Thomas, Matthew, and Axel each center on a different man trying to do the honorable thing while also admitting he wants more than duty. The conflicts often involve family responsibilities, money, and the fallout of choices made during the war years. You’ll see a lot of domestic detail, estates that need managing, younger relatives who need protection, and communities that remember everything.
These are “earn it” love stories.
One of the ongoing pleasures of the series is watching the men learn that “jaded” isn’t a permanent identity. The war years and their aftermath are present in the characters’ choices, but the stories never forget to offer hope. Friendships matter, small kindnesses matter, and the heroines are allowed to want security without being punished for it. The books leave room for humor, too, because even exhausted people can still tease each other.
Jack rounds out the set with a hero who is less polished and more openly messy, which makes the tenderness hit harder when it arrives.
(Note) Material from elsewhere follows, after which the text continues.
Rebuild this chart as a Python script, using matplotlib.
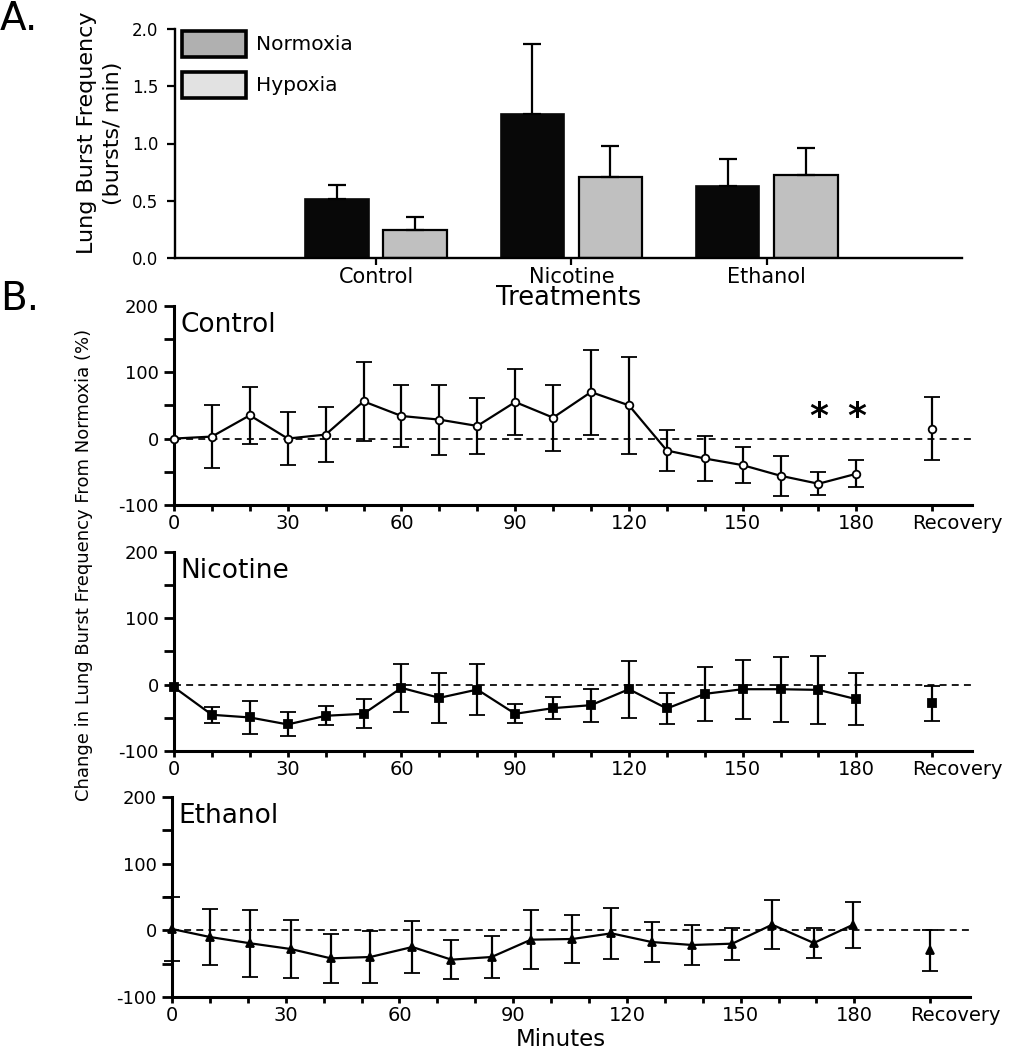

The shorter follow-up Mary Fran and Matthew is for readers who like spending extra time with a couple once the big decisions are made, the softer moments, the repairs, and the routines that turn passion into partnership.
You can read these books as standalones, but the friendships and family ties add texture if you go in order. Expect thoughtful pacing, strong emotional stakes, and happy endings that feel built, not granted, with characters who have to show real change on the page. The chemistry is steady, and the comfort is hard-earned.